Dataset records:
####################

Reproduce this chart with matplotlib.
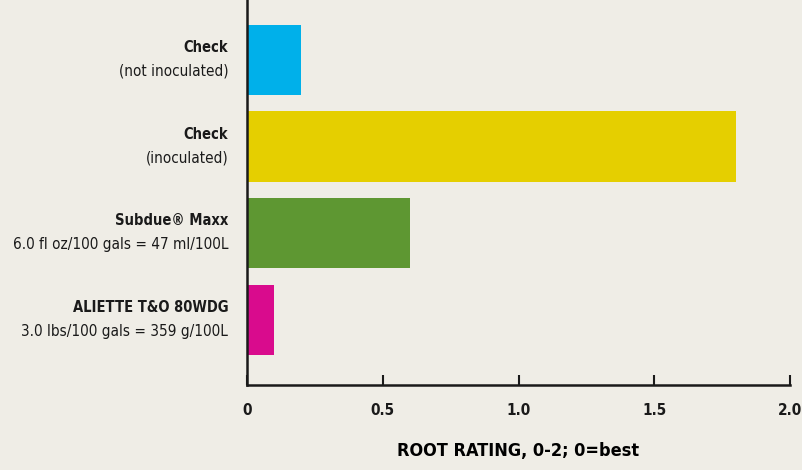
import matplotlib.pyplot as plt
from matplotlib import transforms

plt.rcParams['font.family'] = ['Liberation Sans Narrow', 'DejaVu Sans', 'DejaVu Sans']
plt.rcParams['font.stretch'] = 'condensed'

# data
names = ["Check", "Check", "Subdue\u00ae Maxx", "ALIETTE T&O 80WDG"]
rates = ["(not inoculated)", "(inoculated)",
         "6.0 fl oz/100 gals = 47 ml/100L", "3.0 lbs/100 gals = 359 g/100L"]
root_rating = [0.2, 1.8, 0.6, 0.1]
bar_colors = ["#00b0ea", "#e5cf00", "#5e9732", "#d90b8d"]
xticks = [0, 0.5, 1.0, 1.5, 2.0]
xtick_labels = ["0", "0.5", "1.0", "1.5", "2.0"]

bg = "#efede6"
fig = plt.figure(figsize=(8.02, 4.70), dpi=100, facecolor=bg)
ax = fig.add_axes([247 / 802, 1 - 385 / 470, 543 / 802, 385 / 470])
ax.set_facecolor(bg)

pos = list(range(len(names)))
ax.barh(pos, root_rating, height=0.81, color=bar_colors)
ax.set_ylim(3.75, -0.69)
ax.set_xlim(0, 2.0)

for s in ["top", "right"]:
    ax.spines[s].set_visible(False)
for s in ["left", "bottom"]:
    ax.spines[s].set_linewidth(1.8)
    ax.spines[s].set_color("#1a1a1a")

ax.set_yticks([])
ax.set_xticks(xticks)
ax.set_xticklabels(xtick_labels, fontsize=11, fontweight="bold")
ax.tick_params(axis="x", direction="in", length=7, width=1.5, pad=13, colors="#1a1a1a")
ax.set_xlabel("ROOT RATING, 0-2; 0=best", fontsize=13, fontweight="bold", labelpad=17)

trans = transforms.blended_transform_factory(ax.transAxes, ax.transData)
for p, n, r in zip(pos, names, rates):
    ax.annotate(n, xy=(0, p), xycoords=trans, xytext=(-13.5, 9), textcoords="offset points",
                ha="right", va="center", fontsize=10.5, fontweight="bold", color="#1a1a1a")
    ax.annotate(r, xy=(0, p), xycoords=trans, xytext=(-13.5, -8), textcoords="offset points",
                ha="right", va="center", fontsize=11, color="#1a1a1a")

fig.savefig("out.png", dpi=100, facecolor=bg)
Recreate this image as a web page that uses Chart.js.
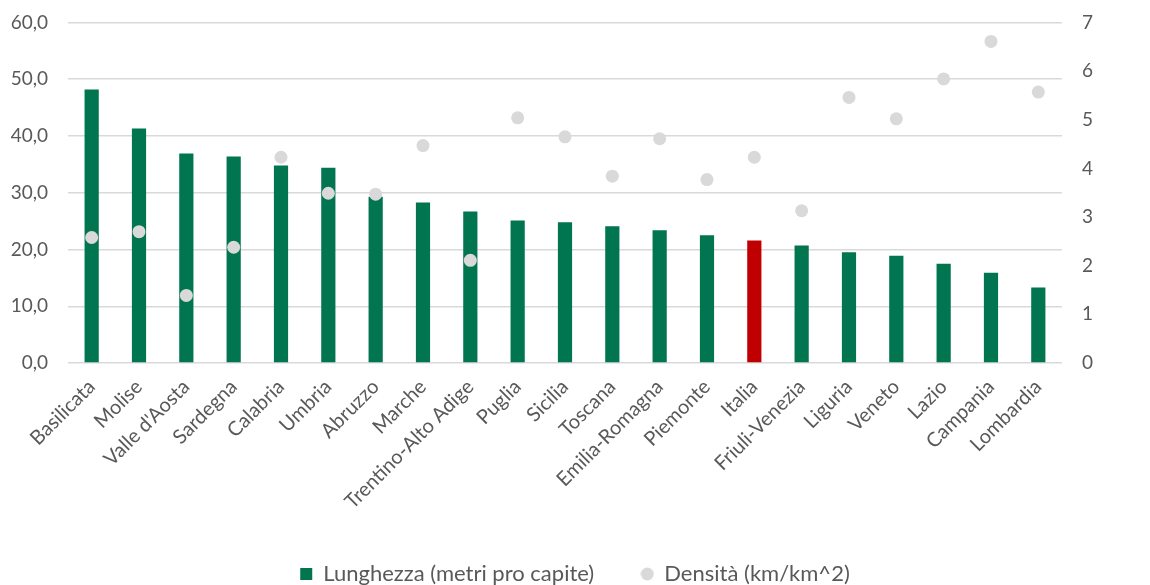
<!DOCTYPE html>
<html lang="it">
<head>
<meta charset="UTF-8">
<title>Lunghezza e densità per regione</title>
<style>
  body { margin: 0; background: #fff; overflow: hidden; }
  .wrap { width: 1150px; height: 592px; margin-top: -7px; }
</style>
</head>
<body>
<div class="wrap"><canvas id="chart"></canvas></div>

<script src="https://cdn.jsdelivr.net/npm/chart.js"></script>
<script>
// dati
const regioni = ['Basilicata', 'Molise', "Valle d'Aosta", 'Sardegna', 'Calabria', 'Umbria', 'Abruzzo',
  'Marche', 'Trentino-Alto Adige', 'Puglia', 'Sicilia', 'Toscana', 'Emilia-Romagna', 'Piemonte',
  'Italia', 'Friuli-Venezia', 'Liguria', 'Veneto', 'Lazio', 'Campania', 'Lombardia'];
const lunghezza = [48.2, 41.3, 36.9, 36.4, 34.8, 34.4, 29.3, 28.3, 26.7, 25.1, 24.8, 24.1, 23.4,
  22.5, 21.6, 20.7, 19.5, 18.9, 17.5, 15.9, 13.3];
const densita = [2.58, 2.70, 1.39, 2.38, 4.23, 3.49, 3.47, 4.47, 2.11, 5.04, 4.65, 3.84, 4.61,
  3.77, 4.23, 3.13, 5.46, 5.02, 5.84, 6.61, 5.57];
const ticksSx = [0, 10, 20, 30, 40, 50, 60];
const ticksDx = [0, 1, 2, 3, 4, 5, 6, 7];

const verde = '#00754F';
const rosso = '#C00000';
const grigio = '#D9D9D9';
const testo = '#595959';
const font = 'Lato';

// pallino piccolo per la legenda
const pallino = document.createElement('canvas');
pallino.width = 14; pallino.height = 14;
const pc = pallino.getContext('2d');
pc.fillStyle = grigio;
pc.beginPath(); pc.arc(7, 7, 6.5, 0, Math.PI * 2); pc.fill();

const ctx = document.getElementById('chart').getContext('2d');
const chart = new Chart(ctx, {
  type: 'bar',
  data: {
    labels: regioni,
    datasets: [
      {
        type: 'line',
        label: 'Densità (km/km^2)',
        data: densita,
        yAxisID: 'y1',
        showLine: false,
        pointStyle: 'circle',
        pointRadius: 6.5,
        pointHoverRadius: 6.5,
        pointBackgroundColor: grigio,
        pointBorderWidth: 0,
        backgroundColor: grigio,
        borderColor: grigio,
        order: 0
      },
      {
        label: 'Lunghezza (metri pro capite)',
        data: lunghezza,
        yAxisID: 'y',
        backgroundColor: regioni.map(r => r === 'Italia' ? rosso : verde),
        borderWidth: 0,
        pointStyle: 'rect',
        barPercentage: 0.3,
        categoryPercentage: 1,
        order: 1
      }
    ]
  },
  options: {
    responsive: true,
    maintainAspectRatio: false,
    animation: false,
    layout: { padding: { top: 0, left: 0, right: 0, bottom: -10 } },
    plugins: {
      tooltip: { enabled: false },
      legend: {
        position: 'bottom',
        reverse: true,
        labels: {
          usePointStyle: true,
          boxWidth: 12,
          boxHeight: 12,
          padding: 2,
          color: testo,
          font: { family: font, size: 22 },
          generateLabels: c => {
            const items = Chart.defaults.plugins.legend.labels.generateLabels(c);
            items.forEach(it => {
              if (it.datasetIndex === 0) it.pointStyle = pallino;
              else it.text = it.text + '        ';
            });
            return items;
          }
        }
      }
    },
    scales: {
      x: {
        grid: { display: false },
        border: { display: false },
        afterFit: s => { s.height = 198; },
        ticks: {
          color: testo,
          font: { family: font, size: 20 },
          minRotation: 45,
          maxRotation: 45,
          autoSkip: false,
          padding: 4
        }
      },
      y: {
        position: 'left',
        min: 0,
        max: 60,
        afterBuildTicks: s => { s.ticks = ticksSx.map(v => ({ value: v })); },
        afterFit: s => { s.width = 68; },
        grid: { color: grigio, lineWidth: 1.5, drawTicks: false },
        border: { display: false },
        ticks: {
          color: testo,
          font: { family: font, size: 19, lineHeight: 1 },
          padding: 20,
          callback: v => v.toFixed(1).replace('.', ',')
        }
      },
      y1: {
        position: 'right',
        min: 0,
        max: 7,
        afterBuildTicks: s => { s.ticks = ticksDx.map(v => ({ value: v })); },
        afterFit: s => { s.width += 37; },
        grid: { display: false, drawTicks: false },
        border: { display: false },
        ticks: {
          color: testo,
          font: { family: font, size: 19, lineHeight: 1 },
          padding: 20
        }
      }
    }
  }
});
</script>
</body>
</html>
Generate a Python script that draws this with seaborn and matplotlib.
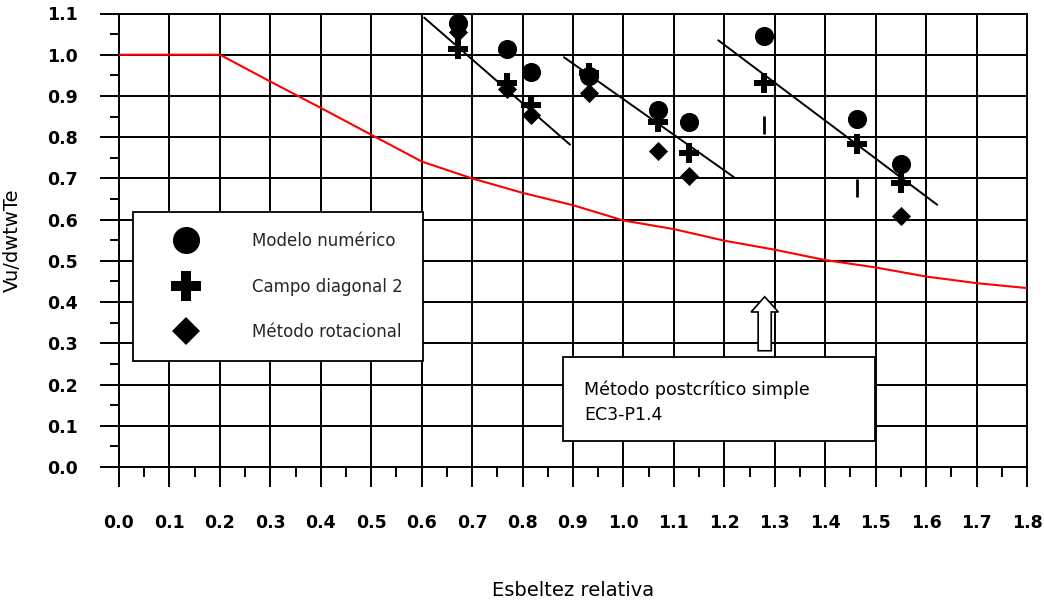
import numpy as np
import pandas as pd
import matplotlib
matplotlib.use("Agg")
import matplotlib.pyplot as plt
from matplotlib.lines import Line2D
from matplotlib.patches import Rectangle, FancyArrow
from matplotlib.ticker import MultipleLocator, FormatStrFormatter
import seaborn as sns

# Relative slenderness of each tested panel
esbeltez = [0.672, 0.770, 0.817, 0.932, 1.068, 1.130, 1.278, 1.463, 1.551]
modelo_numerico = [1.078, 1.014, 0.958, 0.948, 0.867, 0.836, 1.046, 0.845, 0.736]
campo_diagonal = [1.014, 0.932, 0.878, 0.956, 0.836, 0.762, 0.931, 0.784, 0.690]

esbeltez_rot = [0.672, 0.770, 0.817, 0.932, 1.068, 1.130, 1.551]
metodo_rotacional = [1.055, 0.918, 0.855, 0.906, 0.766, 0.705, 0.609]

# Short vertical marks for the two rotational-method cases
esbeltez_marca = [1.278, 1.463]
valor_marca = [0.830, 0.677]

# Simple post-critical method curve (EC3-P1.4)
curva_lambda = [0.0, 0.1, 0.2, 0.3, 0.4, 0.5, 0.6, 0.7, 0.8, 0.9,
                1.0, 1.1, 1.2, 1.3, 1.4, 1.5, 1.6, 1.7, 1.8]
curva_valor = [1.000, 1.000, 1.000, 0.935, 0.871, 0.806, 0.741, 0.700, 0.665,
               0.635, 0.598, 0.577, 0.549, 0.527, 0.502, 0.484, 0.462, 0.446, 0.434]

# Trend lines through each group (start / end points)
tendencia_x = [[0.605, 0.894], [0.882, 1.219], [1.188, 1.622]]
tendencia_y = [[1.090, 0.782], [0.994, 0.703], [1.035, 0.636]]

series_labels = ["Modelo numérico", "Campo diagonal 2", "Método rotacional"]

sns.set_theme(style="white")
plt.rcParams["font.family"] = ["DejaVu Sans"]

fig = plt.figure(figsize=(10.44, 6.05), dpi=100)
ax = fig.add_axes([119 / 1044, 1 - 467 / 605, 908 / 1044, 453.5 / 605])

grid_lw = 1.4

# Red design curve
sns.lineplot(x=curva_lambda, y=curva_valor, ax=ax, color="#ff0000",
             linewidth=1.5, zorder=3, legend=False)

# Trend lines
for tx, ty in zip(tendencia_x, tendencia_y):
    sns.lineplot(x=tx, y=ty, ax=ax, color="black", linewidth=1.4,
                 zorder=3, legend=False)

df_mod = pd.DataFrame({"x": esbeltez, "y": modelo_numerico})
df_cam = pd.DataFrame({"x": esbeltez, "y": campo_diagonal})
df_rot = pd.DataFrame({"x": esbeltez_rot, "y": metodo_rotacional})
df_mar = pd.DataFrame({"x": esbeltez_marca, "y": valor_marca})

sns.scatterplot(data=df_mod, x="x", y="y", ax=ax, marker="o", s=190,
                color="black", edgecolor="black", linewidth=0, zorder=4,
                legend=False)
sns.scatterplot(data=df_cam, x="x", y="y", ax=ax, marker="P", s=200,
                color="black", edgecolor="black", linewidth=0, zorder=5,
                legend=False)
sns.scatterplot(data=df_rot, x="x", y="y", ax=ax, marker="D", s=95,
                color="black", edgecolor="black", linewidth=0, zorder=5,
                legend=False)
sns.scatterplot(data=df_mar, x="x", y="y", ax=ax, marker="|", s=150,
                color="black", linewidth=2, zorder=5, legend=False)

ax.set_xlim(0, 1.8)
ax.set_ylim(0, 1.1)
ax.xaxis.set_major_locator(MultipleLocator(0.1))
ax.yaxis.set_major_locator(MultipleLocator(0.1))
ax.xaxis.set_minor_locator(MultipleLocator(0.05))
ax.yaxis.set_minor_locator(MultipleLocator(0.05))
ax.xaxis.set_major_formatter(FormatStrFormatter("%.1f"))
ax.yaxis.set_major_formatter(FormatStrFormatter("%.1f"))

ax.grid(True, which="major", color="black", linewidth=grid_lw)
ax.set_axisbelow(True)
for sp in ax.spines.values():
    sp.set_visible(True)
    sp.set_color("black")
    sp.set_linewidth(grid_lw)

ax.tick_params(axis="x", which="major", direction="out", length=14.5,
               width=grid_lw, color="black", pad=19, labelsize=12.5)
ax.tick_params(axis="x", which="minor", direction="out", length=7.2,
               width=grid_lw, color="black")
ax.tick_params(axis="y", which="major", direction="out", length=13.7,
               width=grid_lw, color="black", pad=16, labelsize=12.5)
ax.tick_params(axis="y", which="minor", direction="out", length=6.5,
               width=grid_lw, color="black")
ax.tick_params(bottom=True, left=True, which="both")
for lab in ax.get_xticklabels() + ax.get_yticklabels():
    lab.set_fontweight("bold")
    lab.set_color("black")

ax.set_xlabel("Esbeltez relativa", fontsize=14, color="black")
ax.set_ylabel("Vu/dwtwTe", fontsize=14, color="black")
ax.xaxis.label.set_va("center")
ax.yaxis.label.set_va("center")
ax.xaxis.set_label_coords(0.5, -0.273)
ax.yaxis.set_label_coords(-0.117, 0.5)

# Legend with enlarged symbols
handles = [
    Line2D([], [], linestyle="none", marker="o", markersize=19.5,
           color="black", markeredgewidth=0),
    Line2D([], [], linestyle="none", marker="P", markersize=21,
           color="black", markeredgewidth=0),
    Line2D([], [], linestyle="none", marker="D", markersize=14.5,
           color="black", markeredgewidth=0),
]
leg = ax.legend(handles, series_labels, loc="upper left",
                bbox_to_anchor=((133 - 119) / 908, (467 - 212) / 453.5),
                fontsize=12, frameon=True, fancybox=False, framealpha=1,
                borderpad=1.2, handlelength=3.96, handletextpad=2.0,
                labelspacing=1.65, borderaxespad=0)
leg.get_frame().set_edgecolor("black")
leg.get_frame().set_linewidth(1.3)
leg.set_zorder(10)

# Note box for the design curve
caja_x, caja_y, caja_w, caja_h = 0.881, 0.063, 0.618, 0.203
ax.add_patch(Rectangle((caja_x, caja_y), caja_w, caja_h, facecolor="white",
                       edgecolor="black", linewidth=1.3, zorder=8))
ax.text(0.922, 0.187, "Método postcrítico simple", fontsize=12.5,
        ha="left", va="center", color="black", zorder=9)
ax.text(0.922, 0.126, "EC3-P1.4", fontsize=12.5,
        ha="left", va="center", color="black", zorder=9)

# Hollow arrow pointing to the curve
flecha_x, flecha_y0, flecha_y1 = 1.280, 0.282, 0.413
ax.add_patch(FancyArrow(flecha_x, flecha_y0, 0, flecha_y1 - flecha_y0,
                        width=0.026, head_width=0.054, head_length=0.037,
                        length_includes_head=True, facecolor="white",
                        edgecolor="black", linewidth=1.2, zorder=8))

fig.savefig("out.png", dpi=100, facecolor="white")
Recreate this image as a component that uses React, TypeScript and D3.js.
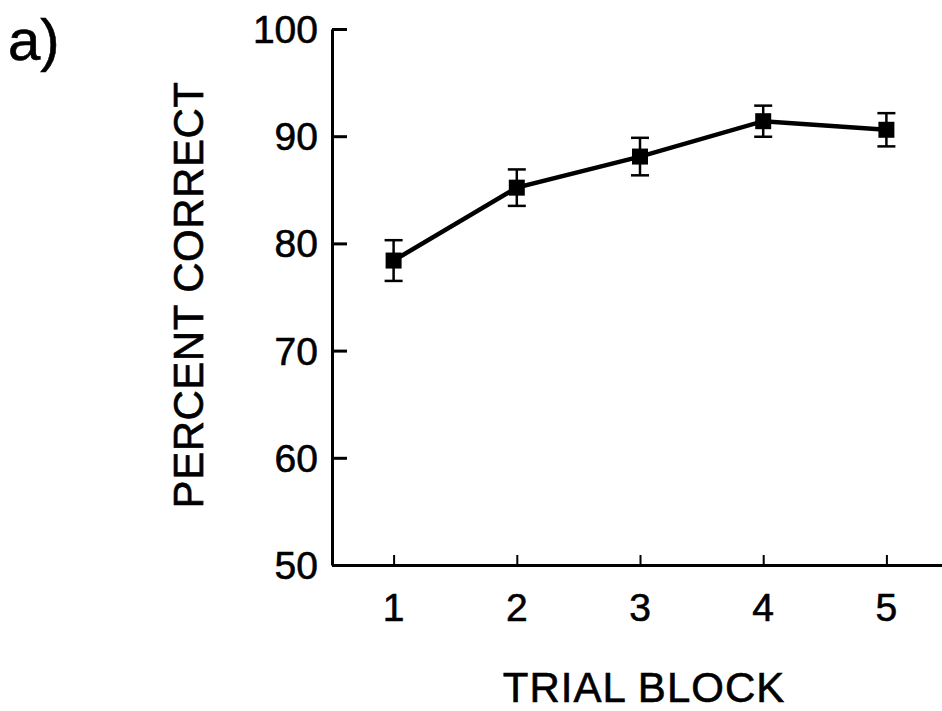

####################

What is expected » Retype the section that opens with the line holding "Recreate this image as a web" and closes with the line holding "const font = 'Lato';", exactly as it reads, without any pictures.

Solved exercise »
Recreate this image as a web page that uses Chart.js.
<!DOCTYPE html>
<html lang="it">
<head>
<meta charset="UTF-8">
<title>Lunghezza e densità per regione</title>
<style>
  body { margin: 0; background: #fff; overflow: hidden; }
  .wrap { width: 1150px; height: 592px; margin-top: -7px; }
</style>
</head>
<body>
<div class="wrap"><canvas id="chart"></canvas></div>

<script src="https://cdn.jsdelivr.net/npm/chart.js"></script>
<script>
// dati
const regioni = ['Basilicata', 'Molise', "Valle d'Aosta", 'Sardegna', 'Calabria', 'Umbria', 'Abruzzo',
  'Marche', 'Trentino-Alto Adige', 'Puglia', 'Sicilia', 'Toscana', 'Emilia-Romagna', 'Piemonte',
  'Italia', 'Friuli-Venezia', 'Liguria', 'Veneto', 'Lazio', 'Campania', 'Lombardia'];
const lunghezza = [48.2, 41.3, 36.9, 36.4, 34.8, 34.4, 29.3, 28.3, 26.7, 25.1, 24.8, 24.1, 23.4,
  22.5, 21.6, 20.7, 19.5, 18.9, 17.5, 15.9, 13.3];
const densita = [2.58, 2.70, 1.39, 2.38, 4.23, 3.49, 3.47, 4.47, 2.11, 5.04, 4.65, 3.84, 4.61,
  3.77, 4.23, 3.13, 5.46, 5.02, 5.84, 6.61, 5.57];
const ticksSx = [0, 10, 20, 30, 40, 50, 60];
const ticksDx = [0, 1, 2, 3, 4, 5, 6, 7];

const verde = '#00754F';
const rosso = '#C00000';
const grigio = '#D9D9D9';
const testo = '#595959';
const font = 'Lato';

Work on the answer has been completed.